By Doug Cameron
A senior Raytheon Co. executive on Thursday said a number of
countries are revisiting their defense budgets in the wake of the
crisis in Ukraine, part of a broader uptick in international
military sales.
The maker of the Patriot missile-defense system is the most
diversified of the large U.S. contractors and furthest advanced in
winning international business to counter domestic military-budget
pressures.
Dave Wajsgras, Raytheon's chief financial officer, said in an
interview with The Wall Street Journal that countries such as
Sweden, Latvia and Lithuania were re-examining their defense
budgets in the wake of tensions between Russia and Ukraine.

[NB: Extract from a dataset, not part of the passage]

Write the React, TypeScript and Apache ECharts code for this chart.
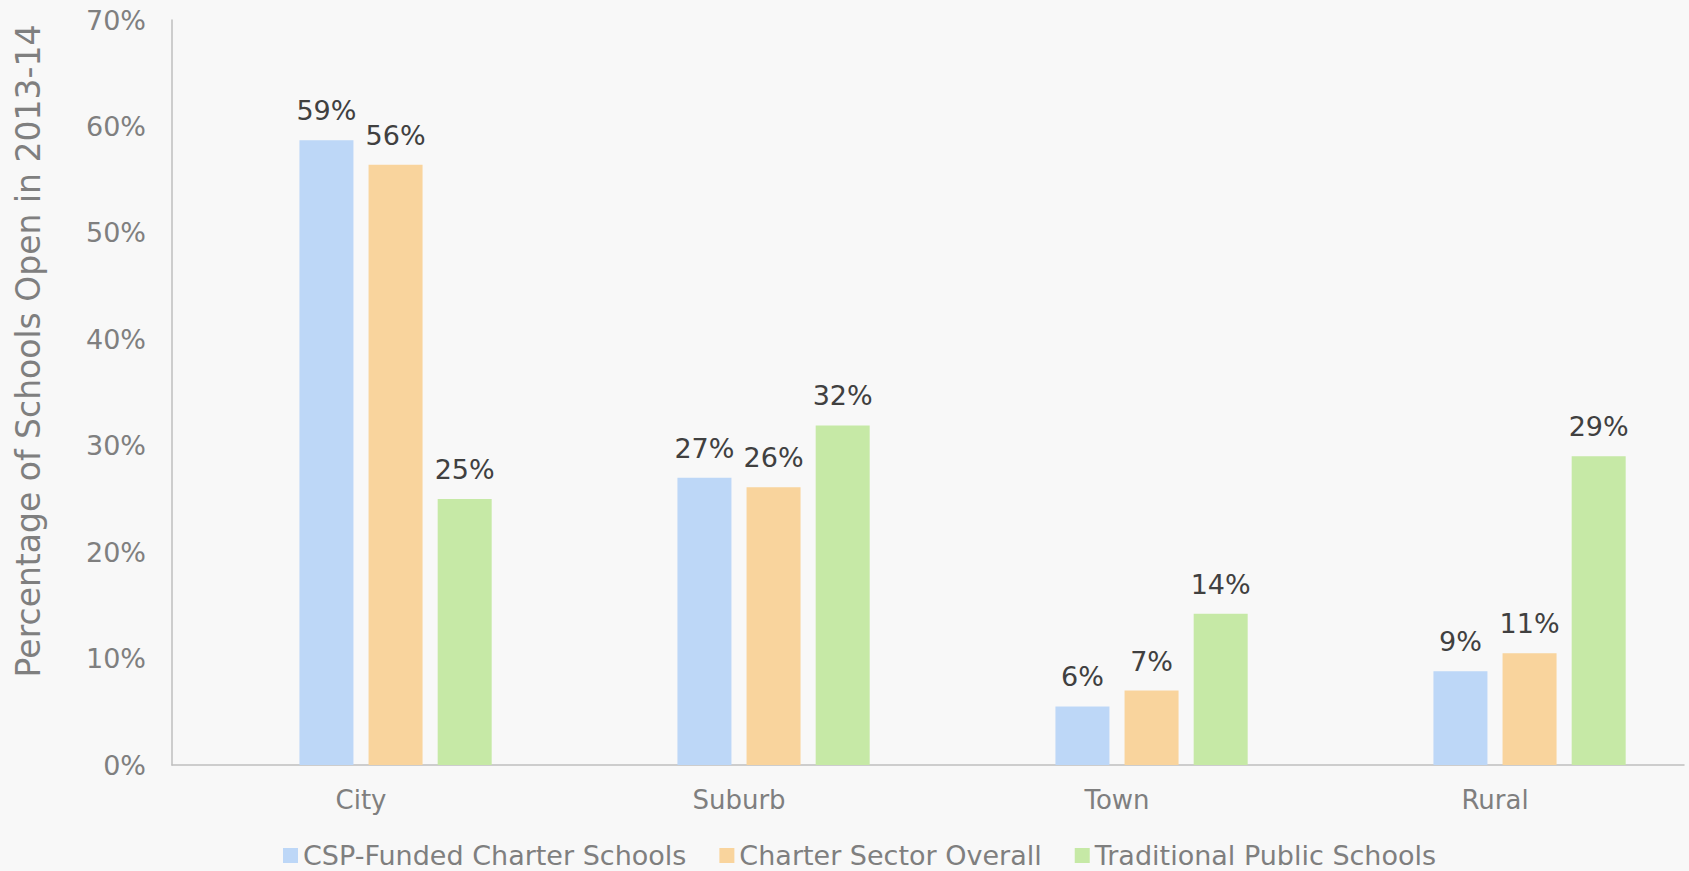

"It would appear that more resources are going to be allocated,"
said Mr. Wajsgras of the broader rise in expectations for
international military spending. "The expectations today are
somewhat higher than they were a year ago."
Raytheon derived 39% of its new business in the first quarter of
this year from overseas business, with overall new bookings of $23
billion expected this year. Mr. Wajsgras singled out air and
missile defense and cybersecurity as two high-growth areas.

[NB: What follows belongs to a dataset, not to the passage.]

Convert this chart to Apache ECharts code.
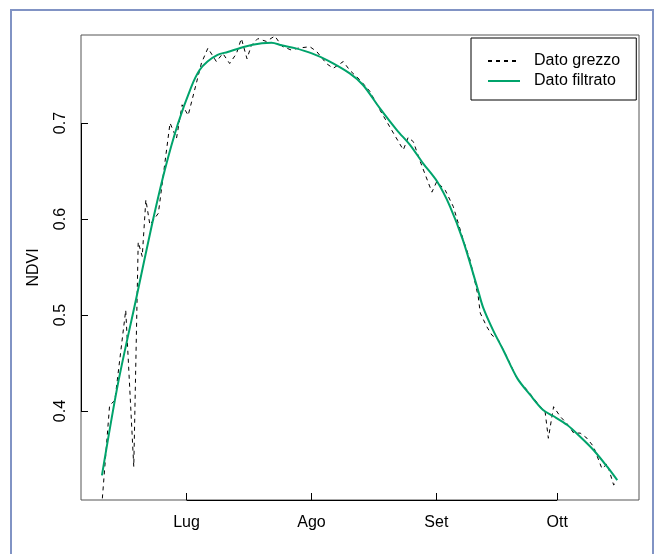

Raytheon's cyber products unit delivered a 30% rise in sales during
the latest quarter compared with a year ago.
His comments came as Raytheon delivered a forecast-beating 21%
rise in first-quarter profit, though left its full-year guidance
unchanged as it wrapped a bullish set of reports from the largest
U.S. defense contractors.
A lower tax charge helped first-quarter profit beat expectations
and analysts viewed the absence of higher full year guidance as
disappointing.
Three of the industry's top five companies this week said they
had leveraged cost cuts to drive up margins and earnings.

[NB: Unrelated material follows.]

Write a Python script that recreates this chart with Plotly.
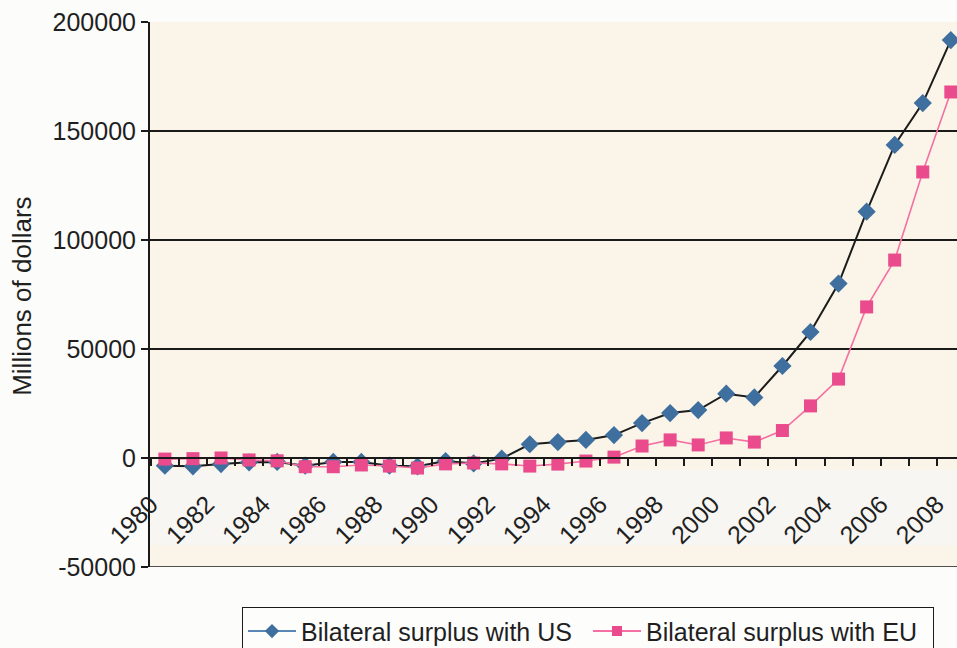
import plotly.graph_objects as go

# Bilateral trade surplus, millions of US dollars
years = list(range(1980, 2009))
surplus_us = [-3500, -3800, -2800, -2000, -1800, -3500, -1800, -1800, -3500, -3800,
              -1400, -2500, -300, 6300, 7300, 8300, 10500, 16000, 20600, 22000,
              29500, 27800, 42200, 57800, 80000, 113000, 143600, 162800, 191700]
surplus_eu = [-500, -300, 0, -900, -1300, -4000, -4000, -3200, -3700, -4600,
              -2700, -2300, -2700, -3700, -2800, -1400, 400, 5500, 8300, 6000,
              9200, 7300, 12600, 23900, 36200, 69300, 90800, 131200, 167900]
# every other year is labelled
year_labels = [str(y) if y % 2 == 0 else "" for y in years]
y_ticks = [-50000, 0, 50000, 100000, 150000, 200000]
y_tick_labels = ["-50000", "0", "50000", "100000", "150000", "200000"]

FONT = "Liberation Sans, Arial, sans-serif"
TXT = "#1f1f1f"
BLUE = "#3f6f9f"
PINK = "#ea4b8d"
PINK_LINE = "#f56fa3"

fig = go.Figure()

# data traces
fig.add_trace(go.Scatter(
    x=years, y=surplus_us, mode="lines+markers", showlegend=False,
    line=dict(color="#1c1c1c", width=2),
    marker=dict(symbol="diamond", size=14, color=BLUE, line=dict(width=0)),
))
fig.add_trace(go.Scatter(
    x=years, y=surplus_eu, mode="lines+markers", showlegend=False,
    line=dict(color=PINK_LINE, width=1.6),
    marker=dict(symbol="square", size=13, color=PINK, line=dict(width=0)),
))

# legend entries
fig.add_trace(go.Scatter(
    x=[None], y=[None], mode="lines+markers", name="Bilateral surplus with US",
    line=dict(color="#5a86b8", width=2),
    marker=dict(symbol="diamond", size=11, color=BLUE),
))
fig.add_trace(go.Scatter(
    x=[None], y=[None], mode="lines+markers", name="Bilateral surplus with EU",
    line=dict(color=PINK_LINE, width=2),
    marker=dict(symbol="square", size=10, color=PINK),
))

# lighter strip behind the year labels
fig.add_shape(type="rect", xref="paper", yref="y", x0=0, x1=1, y0=-40000, y1=-5500,
              fillcolor="#f7f6f3", line=dict(width=0), layer="below")
# bottom frame line
fig.add_shape(type="line", xref="paper", yref="y", x0=0, x1=1, y0=-50000, y1=-50000,
              line=dict(color="#1a1a1a", width=1.6))

fig.update_layout(
    width=957, height=648,
    margin=dict(l=150, r=0, t=22, b=81, autoexpand=False),
    paper_bgcolor="#fcfcfa",
    plot_bgcolor="#faf5e8",
    font=dict(family=FONT, color=TXT, size=25),
    showlegend=True,
    legend=dict(
        orientation="h", x=0.114, y=-0.074, xanchor="left", yanchor="top",
        bgcolor="#fdfdfc", bordercolor="#1a1a1a", borderwidth=1,
        font=dict(family=FONT, size=25, color=TXT),
        itemwidth=48, entrywidth=282,
    ),
    xaxis=dict(
        range=[1979.47, 2008.22],
        anchor="free", position=0.2,
        # tick marks sit on the boundaries between years
        tickmode="array", tickvals=[y - 0.5 for y in years], ticktext=year_labels,
        tickangle=-45, ticks="outside", ticklen=7, tickcolor="#1a1a1a", tickwidth=1.5,
        ticklabelstandoff=14, ticklabeloverflow="allow",
        tickfont=dict(family=FONT, size=25, color=TXT),
        showgrid=False, zeroline=False,
        showline=True, linecolor="#1a1a1a", linewidth=1.6,
    ),
    yaxis=dict(
        range=[-50000, 200000],
        tickmode="array", tickvals=y_ticks, ticktext=y_tick_labels,
        ticks="outside", ticklen=7, tickcolor="#1a1a1a", tickwidth=1.5,
        tickfont=dict(family=FONT, size=25, color=TXT),
        showgrid=True, gridcolor="#1a1a1a", gridwidth=1.6,
        zeroline=True, zerolinecolor="#1a1a1a", zerolinewidth=1.6,
        showline=True, linecolor="#1a1a1a", linewidth=2,
    ),
    annotations=[dict(
        text="Millions of dollars", xref="paper", yref="paper",
        x=-0.159, y=0.497, xanchor="center", yanchor="middle",
        textangle=-90, showarrow=False,
        font=dict(family=FONT, size=26, color=TXT),
    )],
)

fig.write_html("out.html")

Raytheon, the maker of the Patriot missile-defense system, is
the most diversified of the large U.S. contractors and furthest
advanced in winning international business to counter domestic
military-budget pressures.
The company reported net profit of $600 million for the quarter
to March 31 compared with $494 million a year earlier, with
per-share earnings rising to $1.89 from $1.49. Sales dropped at all
four of its divisions, slipping to $5.5 billion from $5.68 billion
a year earlier.
The company's operating margin rose to 14.3% from 12% a year
earlier, hitting the top end of the company's full-year guidance
provided in January. Market leader Lockheed Martin Corp. General
Dynamics Corp. and Northrop Grumman Corp. this week all reported
higher margins and raised their full-year profit guidance. Only
Boeing Co., the second-largest defense company, reported lower
margins for its military business.
First-quarter reports have revitalized the equity performance of
the big prime defense contractors. After a 60% surge last year,
stock prices sagged from record highs in the wake of the
uncertainty created by the Pentagon's near-term budget request in
March.
Congress is due to take up the request in the coming weeks, and
relative stability is expected for big-ticket items such as
aircraft and navy programs in the coming year, with General
Dynamics Chief Executive Phebe Novakovic on Wednesday calling this
year a "trough" for spending.
Lawmakers still face some tough choices as the Pentagon's
five-year plan calls for spending in later years that would bust
existing mandated budget caps, leading to concerns about cuts
spreading to priority programs such as Lockheed's F-35 fighter jet,
and a simmering debate over the affordability of the Navy's
aircraft carrier fleet.
While U.S. military spending this year is essentially flat
compared with 2013, international budgets continue to expand,
notably in the Middle East and Asia.
Raytheon scored big contract wins from some Persian Gulf nations
for its missile-defense systems, though even with $4.3 billion in
new bookings, its backlog declined 4.2% from the prior quarter to
$32.2 billion at the end of the March quarter.
The company's shares closed Wednesday at $100.23, with the stock
gaining 10.5% this year, second only to General Dynamics in the
sector as the latter secured improved earnings from its Gulfstream
business-jet unit and some large defense contract wins.